[...]
Ce
moment était étrange, fabuleux. Le vide, la destinée, moi au
milieu, ici, à tendre les bras en l’air, puis à courir pour
rattraper papa en riant.
–
Qu’est-ce que nous sommes, papa ? lui avais-je demandé.
Il
avait froncé les sourcils. Une ride se creusait sur son front, dans
le prolongement de son nez. Il m’observait dans ce cas sans rien
dire, réfléchissant à ma question, se demandant probablement ce
qui l’avait fait germer, quel cheminement j’avais emprunté pour
en arriver jusque là. Il m’avait dit que mon cerveau ne
fonctionnait pas comme le sien, mais que ce n’était pas du tout un
mal, bien au contraire. Il fallait des enfants comme moi, qui
deviendraient ensuite adultes et feraient le bien autour d’eux.
–
Nous essayons de trouver notre voie, m’avait-il alors répondu.

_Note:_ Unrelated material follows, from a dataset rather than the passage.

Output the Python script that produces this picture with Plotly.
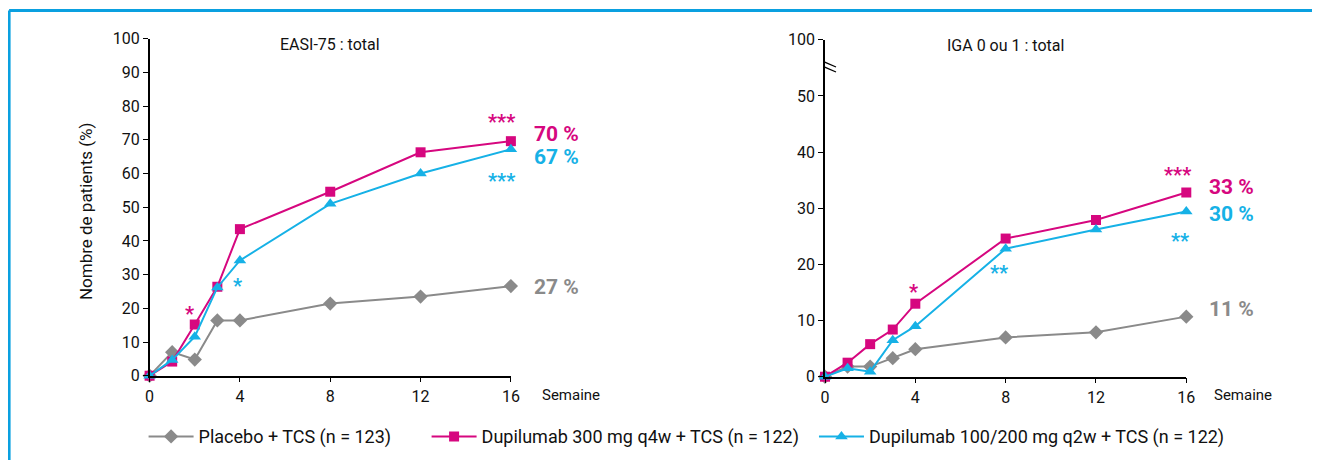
import plotly.graph_objects as go

weeks = [0, 1, 2, 3, 4, 8, 12, 16]

# EASI-75 (left)
easi_placebo = [0, 7.0, 4.8, 16.4, 16.4, 21.4, 23.5, 26.6]
easi_300q4w = [0, 4.2, 15.2, 26.4, 43.5, 54.6, 66.3, 69.6]
easi_q2w = [0, 4.7, 11.6, 26.2, 34.2, 51.0, 60.0, 67.2]

# IGA 0 ou 1 (right)
iga_placebo = [0, 1.8, 1.8, 3.3, 4.9, 7.0, 7.9, 10.7]
iga_300q4w = [0, 2.5, 5.8, 8.4, 13.0, 24.6, 27.9, 32.8]
iga_q2w = [0, 1.5, 0.9, 6.5, 9.0, 22.8, 26.2, 29.4]

names = ["Placebo + TCS (n = 123)", "Dupilumab 300 mg q4w + TCS (n = 122)",
         "Dupilumab 100/200 mg q2w + TCS (n = 122)"]
colors = ["#8a8a8a", "#d6077f", "#16b1e6"]
symbols = ["diamond", "square", "triangle-up"]
sizes = [11, 10, 11]

x_ticks = [0, 4, 8, 12, 16]
left_yticks = [0, 10, 20, 30, 40, 50, 60, 70, 80, 90, 100]
right_yticks = [0, 10, 20, 30, 40, 50, 60]
right_yticktext = ["0", "10", "20", "30", "40", "50", "100"]

end_labels_left = [("27 %", 26.4), ("70 %", 71.6), ("67 %", 64.8)]
end_labels_right = [("11 %", 12.1), ("33 %", 33.8), ("30 %", 29.0)]

FONT = "Roboto"

# page has an 8px body margin: figure is sized so the page is 1320x468
M = 8
W, H = 1320 - 2 * M, 468 - 2 * M

def cx(t):  # target picture x -> layout x
    return (t - 5) / 0.9865
def cy(t):  # target picture y -> layout y
    return (t - 8.6) / 0.958
def px(t):
    return (cx(t) - M) / W
def py(t):
    return 1 - (cy(t) - M) / H

legend_ids = ["legend", "legend2", "legend3"]
legend_x = [144, 426, 812]

fig = go.Figure()
for i, ys in enumerate([easi_placebo, easi_300q4w, easi_q2w]):
    fig.add_trace(go.Scatter(x=weeks, y=ys, mode="lines+markers", name=names[i],
                             line=dict(color=colors[i], width=2),
                             marker=dict(symbol=symbols[i], size=sizes[i], color=colors[i]),
                             xaxis="x", yaxis="y", cliponaxis=False, showlegend=True,
                             legend=legend_ids[i]))
for i, ys in enumerate([iga_placebo, iga_300q4w, iga_q2w]):
    fig.add_trace(go.Scatter(x=weeks, y=ys, mode="lines+markers", name=names[i],
                             line=dict(color=colors[i], width=2),
                             marker=dict(symbol=symbols[i], size=sizes[i], color=colors[i]),
                             xaxis="x2", yaxis="y2", cliponaxis=False, showlegend=False))

axis_common = dict(showline=True, linecolor="black", linewidth=1.5, ticks="outside",
                   ticklen=5, tickcolor="black", showgrid=False, zeroline=False,
                   tickfont=dict(family=FONT, size=16, color="#111"))

legend_common = dict(orientation="h", xanchor="left", yanchor="middle",
                     font=dict(family=FONT, size=18, color="#111"), itemwidth=45,
                     bgcolor="rgba(0,0,0,0)")

fig.update_layout(
    width=W, height=H, margin=dict(l=0, r=0, t=0, b=0),
    paper_bgcolor="white", plot_bgcolor="white",
    font=dict(family=FONT, size=14, color="#111"),
    xaxis=dict(domain=[px(150), px(510)], range=[0, 16], tickvals=x_ticks, anchor="y", **axis_common),
    yaxis=dict(domain=[py(375), py(38)], range=[0, 100], tickvals=left_yticks, anchor="x", **axis_common),
    xaxis2=dict(domain=[px(823), px(1183)], range=[0, 16], tickvals=x_ticks, anchor="y2", **axis_common),
    yaxis2=dict(domain=[py(376), py(39)], range=[0, 60], tickvals=right_yticks,
                ticktext=right_yticktext, anchor="x2", **axis_common),
    legend=dict(x=px(legend_x[0]), y=py(436), **legend_common),
    legend2=dict(x=px(legend_x[1]), y=py(436), **legend_common),
    legend3=dict(x=px(legend_x[2]), y=py(436), **legend_common),
)

def center_ann(**kw):
    d = dict(showarrow=False, xanchor="center", yanchor="middle")
    d.update(kw)
    return d

ann = []
ann.append(center_ann(text="EASI-75 : total", x=0.5, xref="x domain", y=py(44), yref="paper",
                      font=dict(size=16, color="#111")))
ann.append(center_ann(text="IGA 0 ou 1 : total", x=0.5, xref="x2 domain", y=py(45), yref="paper",
                      font=dict(size=16, color="#111")))
ann.append(center_ann(text="Nombre de patients (%)", x=px(86), y=py(210), xref="paper", yref="paper",
                      textangle=-90, font=dict(size=17, color="#111")))
ann.append(center_ann(text="Semaine", x=px(570), y=py(394), xref="paper", yref="paper",
                      font=dict(size=15, color="#111")))
ann.append(center_ann(text="Semaine", x=px(1240), y=py(394), xref="paper", yref="paper",
                      font=dict(size=15, color="#111")))

for (t, yv), c in zip(end_labels_left, colors):
    ann.append(dict(text="<b>%s</b>" % t, x=16, y=yv, xref="x", yref="y", xanchor="left",
                    yanchor="middle", xshift=21, showarrow=False, font=dict(size=21, color=c)))
for (t, yv), c in zip(end_labels_right, colors):
    ann.append(dict(text="<b>%s</b>" % t, x=16, y=yv, xref="x2", yref="y2", xanchor="left",
                    yanchor="middle", xshift=21, showarrow=False, font=dict(size=21, color=c)))

# significance stars (text, x, y, axes, color)
stars = [
    ("*", 1.78, 18.4, "x", "y", colors[1]),
    ("*", 3.9, 26.5, "x", "y", colors[2]),
    ("***", 15.6, 75.2, "x", "y", colors[1]),
    ("***", 15.6, 57.8, "x", "y", colors[2]),
    ("*", 3.94, 15.0, "x2", "y2", colors[1]),
    ("**", 7.7, 18.5, "x2", "y2", colors[2]),
    ("***", 15.6, 36.0, "x2", "y2", colors[1]),
    ("**", 15.7, 24.2, "x2", "y2", colors[2]),
]
for t, xv, yv, xr, yr, c in stars:
    ann.append(center_ann(text="<b>%s</b>" % t, x=xv, y=yv, xref=xr, yref=yr,
                          font=dict(size=20, color=c)))

fig.update_layout(annotations=ann)

# axis break marks on right y-axis
for dy in [0, -5]:
    fig.add_shape(type="line", xref="x2", yref="y2", xsizemode="pixel", ysizemode="pixel",
                  xanchor=0, yanchor=55.5, x0=-10, x1=11, y0=7 + dy, y1=-2 + dy,
                  line=dict(color="black", width=1.3))

# blue frame (top and left edges only; it runs past the picture on the right and bottom)
fx, fy = px(10), py(9.7)
frame = dict(color="#0aa0e0", width=3)
fig.add_shape(type="line", xref="paper", yref="paper", x0=fx, x1=1.05, y0=fy, y1=fy, line=frame)
fig.add_shape(type="line", xref="paper", yref="paper", x0=fx, x1=fx, y0=fy, y1=-0.05, line=frame)

fig.write_html("out.html", config={"displayModeBar": False})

D’abord, nous essayons de savoir qui nous sommes. Pour ensuite
essayer de nous comprendre les uns les autres. Alors nous empruntons
un chemin qui nous est propre, parce que nous sommes très différents
les uns des autres.
Il
m’avait souri, j’avais aimé son sourire généreux, ses efforts
pour répondre, toujours, à mes questions incongrues. Mes parents
ont toujours été bienveillants et patients, peut-être ne suis-je
pas objective, nous avons tous tendance à idéaliser nos parents.
Nous
avons ensuite poursuivi notre marche, nous éloignant de nos
itinéraires classiques, préférant les minuscules ruelles de la
vieille ville aux artères trop fréquentées. Nous avions débouché
sur une petite librairie, tenue par le Magicien. Je l’appelle ainsi
parce qu’il connaît tout des livres, et lorsqu’une personne lui
demande un conseil de lecture, il sait exactement quel écrit lui
plairait. Comme s’il était capable de discerner ce que nous
sommes. Je lui ai demandé un jour s’il pouvait lire en nous, il a
rigolé.
–
Non, absolument pas. Personne n’a ce don.
–
Alors comment faites vous pour ne jamais vous tromper ?
–
Je sais écouter, avait-il fait avec un clin d’œil. C’est ce
que nous avons perdu aujourd’hui, écouter réellement ce que
l’autre dit. Juste écouter, tendre l’oreille à la voix,
découvrir si elle est douce, rude, rauque, profonde, sereine. C’est
comme sentir un vin en fermant les yeux. Si l’on se concentre bien,
si l’on entend ce qu’il a à nous dire, on découvre d’où il
vient, son âge, ses arômes, sa rigueur. Avec quoi il se marie.
Je
lisais en me cachant, mes parents tenant à ce que le couvre feu
s’applique à vingt-et-une heures. J’avais subtilisé une lampe
de poche, et je lisais dissimulée sous les draps. Le premier livre
que le Magicien m’a tendu m’a tenue éveillée de nombreuses
nuits. Quelques heures d’abord pour la lecture. Et le reste en
réflexions. L’histoire d’un vieil homme qui transmettait à son
successeur les archives d’une vie révolue. C’est mon livre de
chevet, je tourne les pages comme on se laisse bercer par une jolie
chanson.
–
Les enfants doivent-ils souffrir de nos erreurs présentes,
passées ? avais-je demandé au réveil.
Papa
et maman s’étaient regardés en souriant. Ils m’avaient prise
dans leurs bras.
–
Il y a quelque chose qui t’inquiète ?
J’avais
répondu que non. J’essayais juste de comprendre. Ils m’avaient
répondu que moi seule pouvais avoir la réponse à cette question,
qu’elle m’appartenait, m’appartiendrait. Qu’elle ferait de
moi la femme que je deviendrais.
Je
m’effraie souvent moi-même, mes pensées me bousculent, elles
tournent trop rapidement alors que j’aimerais les voir au ralenti,
pour me laisser du répit. Apprécier ce que je vois, la douceur de
regarder une fleur éclore dans un vase sans me dire qu’elle sera
morte dans quelques jours, qu’elle aurait été mieux en terre que
dans un pot, à vivre sa vie à l’air libre, puis mourir d’avoir
bien vécu. Me lever sans l’angoisse de lire que notre Monde
dépérit. Ou devrais-je dire, que notre peuple dépérit. C’est
cela qui est en train de se passer, parce que la Terre, un jour
reprendra ses droits, elle l’a toujours fait.